L. Scooter Morris creates work that refuses to sit passively in a space. Her practice moves beyond the idea of a flat image and enters something more physical, more immediate. Describing herself as a sensory illusionist, Morris constructs what she calls “Sculpted Paintings®,” layered works that shift depending on where the viewer stands, how light moves across the surface, and how the body responds to them in real time. Texture, shadow, depth, and reflection become part of the experience. Acrylic and mixed media are built outward from the canvas, creating forms that seem to hover between painting and object. The work is less concerned with perfection than with sensation. Morris wants the viewer to feel something before they fully understand it intellectually. Her artworks are designed to interrupt passive viewing and replace it with presence, asking people to slow down, look again, and physically experience the space between illusion and reality.
The Sculpted World of L. Scooter Morris
For more than twenty years, L. Scooter Morris has developed “Sculpted Paintings®” that exist between painting, sculpture, and sensory experience. Her works shift with movement, light, and perspective, creating an active relationship with the viewer rather than a passive image on a wall. Using layered acrylic, applied canvas, and mixed media, Morris builds textured surfaces that seem to move and transform as viewers approach them. Describing herself as a sensory illusionist, she explores the space between perception and reality. Beneath the immersive surfaces are themes of truth, freedom, memory, and collective human experience, inviting viewers to physically and emotionally engage with the work.

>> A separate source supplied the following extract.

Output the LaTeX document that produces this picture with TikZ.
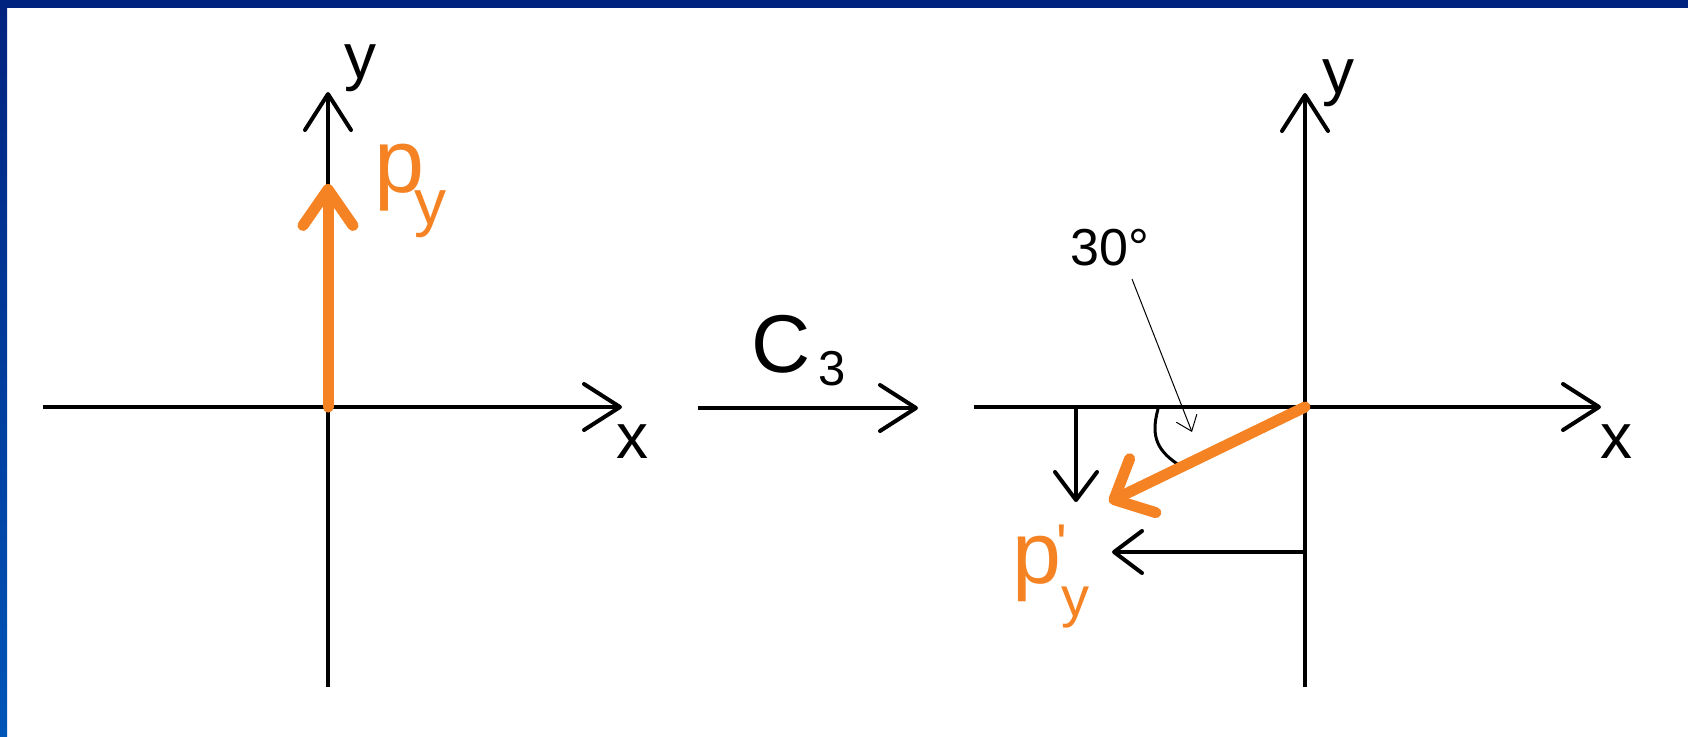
\documentclass[tikz,border=0pt]{standalone}
\usepackage{fontspec}
\setmainfont{Liberation Sans}
\usetikzlibrary{arrows.meta}
\definecolor{orng}{RGB}{245,130,35}
\definecolor{navytop}{RGB}{0,35,128}
\definecolor{navybot}{RGB}{0,85,185}
\font\primefont="Liberation Sans" at 28pt
\begin{document}
\begin{tikzpicture}[x=0.5pt,y=-0.5pt,
  axis/.style={line width=2pt,-{Straight Barb[round,length=18pt,width=23pt]}},
  small/.style={line width=2pt,-{Straight Barb[round,length=14pt,width=21pt]}},
  vec/.style={orng,line width=5.5pt,line cap=round,-{Straight Barb[round,length=18pt,width=25pt]}},
  vecb/.style={orng,line width=5.5pt,line cap=round,-{Straight Barb[round,length=16pt,width=30pt]}},
  thinarr/.style={line width=0.5pt,-{Straight Barb[length=7pt,width=11pt]}},
  lbl/.style={inner sep=0pt,font=\fontsize{32}{32}\selectfont},
]
\useasboundingbox (0,0) rectangle (1688,736);
\fill[white] (0,0) rectangle (1688,736);
\fill[navytop] (0,0) rectangle (1688,8);
\shade[top color=navytop,bottom color=navybot] (0,8) rectangle (7,736);

% left system
\coordinate (O1) at (328,407);
\coordinate (x1a) at (43,407);
\coordinate (x1b) at (622,407);
\coordinate (y1a) at (328,687);
\coordinate (y1b) at (328,92);
\coordinate (p1) at (328,184);
\draw[axis] (x1a) -- (x1b);
\draw[axis] (y1a) -- (y1b);
\draw[vec] (O1) -- (p1);
\node[lbl,anchor=base] (ly1) at (360,78) {y};
\node[lbl,anchor=base] (lx1) at (632,458) {x};
\node[inner sep=0pt,anchor=base west,text=orng] (py) at (374,192)
  {\fontsize{45}{45}\selectfont p\kern-5pt\raisebox{-16pt}{\fontsize{32}{32}\selectfont y}};

% middle operation arrow
\coordinate (m1) at (698,408);
\coordinate (m2) at (918,408);
\draw[axis] (m1) -- (m2);
\node[inner sep=0pt,anchor=base west] (c3) at (751,372)
  {\fontsize{41}{41}\selectfont C\kern4pt\raisebox{-6.5pt}{\fontsize{24.5}{24.5}\selectfont 3}};

% right system
\coordinate (O2) at (1305,407);
\coordinate (x2a) at (974,407);
\coordinate (x2b) at (1601,407);
\coordinate (y2a) at (1305,687);
\coordinate (y2b) at (1305,93);
\coordinate (p2) at (1109,502);
\coordinate (d1) at (1076,407);
\coordinate (d2) at (1076,502);
\coordinate (h1) at (1305,552);
\coordinate (h2) at (1112,552);
\coordinate (t1) at (1132,279);
\coordinate (t2) at (1192,432);
\draw[axis] (x2a) -- (x2b);
\draw[axis] (y2a) -- (y2b);
\draw[small] (d1) -- (d2);
\draw[small] (h1) -- (h2);
\draw[line width=1.5pt,line cap=round] (1158,409) .. controls (1150,438) and (1158,452) .. (1182,467);
\draw[thinarr] (t1) -- (t2);
\draw[vecb] (O2) -- (p2);
\node[lbl,anchor=base] (ly2) at (1338,93) {y};
\node[lbl,anchor=base] (lx2) at (1616,458) {x};
\node[inner sep=0pt,anchor=base] (deg) at (1110,265) {\fontsize{26}{26}\selectfont 30°};
\node[inner sep=0pt,anchor=base west,text=orng] (py2) at (1012,583)
  {\fontsize{44}{44}\selectfont p\rlap{\kern-2.25pt\raisebox{10pt}{\primefont '}}\raisebox{-16.5pt}{\fontsize{28}{28}\selectfont y}};
\end{tikzpicture}
\end{document}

TIPPING POINT – THE FILM PHENOMENON
A Film Rooted in Collective Memory and Resistance
With TIPPING POINT – THE FILM PHENOMENON, L. Scooter Morris expands her artistic language into cinema while carrying forward many of the themes that define her visual practice. The project is both a political reflection and a call for collective awareness. It speaks directly to social fracture, historical repetition, environmental loss, and the question of what ordinary people are willing to defend when systems begin to fail.
At the center of the film is the idea that society has arrived at a critical threshold. Morris frames this moment not as isolated or accidental, but as part of a cycle humanity has encountered before. Her director statement repeatedly returns to the phrase “We are the people,” emphasizing collective responsibility rather than individual heroism. The film rejects the idea that change will arrive through distant institutions or singular saviors. Instead, it argues that transformation begins with ordinary people recognizing the urgency of the moment and acting together.
This sense of shared responsibility runs throughout the project. Morris speaks about remembering “the beauty of our land” and reclaiming what has been lost through division, injustice, and neglect. The language is emotional but also confrontational. It asks viewers to recognize what is disappearing culturally, socially, and spiritually. Rather than presenting hope as passive optimism, the film positions hope as action.
The visual foundation of TIPPING POINT grows directly from Morris’s Sculpted Paintings®. Many of the artworks featured in the project incorporate historical American documents embedded within the surfaces themselves. These materials are not used symbolically from a distance. They become physically integrated into the structure of the artwork, much like the principles they represent became embedded within the foundation of the country.
This connection between material and meaning is essential to Morris’s artistic philosophy. Her work often blurs the line between representation and emotional experience. The same approach appears to shape the film. Rather than aiming for strict realism, TIPPING POINT appears focused on emotional truth—creating imagery that resonates instinctively while carrying layered political and historical meaning underneath.
Morris’s background as the creator of Sculpted Paintings® also shapes the film’s visual identity. Her technique, developed over more than twenty years, creates dimensional surfaces through applied canvas and mixed media. The resulting works feel suspended between painting and sculpture, realism and illusion. That visual tension translates naturally into cinematic storytelling, where movement, texture, light, and perspective can deepen emotional impact.
What makes the project distinct is its refusal to separate aesthetics from message. Morris believes beauty can carry difficult truths more effectively than direct confrontation alone. Her goal is not simply to criticize injustice, but to create imagery that reaches viewers emotionally enough to make them care. Whether through painting, fashion, object design, or film, she continues pursuing the same ambition: creating work that cuts directly to what feels true.
TIPPING POINT also reflects Morris’s long-standing interest in collective human experience. The project does not focus narrowly on politics in the conventional sense. Instead, it examines larger questions about identity, memory, responsibility, and survival. The repeated use of “we” throughout her statement reinforces the idea that the film belongs to everyone experiencing this historical moment together.
In many ways, the film functions as an extension of her studio practice. Her artworks have always invited viewers into an active emotional exchange rather than passive observation. TIPPING POINT appears to pursue the same goal through cinematic form, using visual immersion to create urgency, reflection, and connection.
At its core, the project asks a direct question: what happens when people finally recognize that waiting for someone else to fix the world is no longer enough? Morris’s answer is clear. The heroes people have been searching for are already here. They are the people themselves.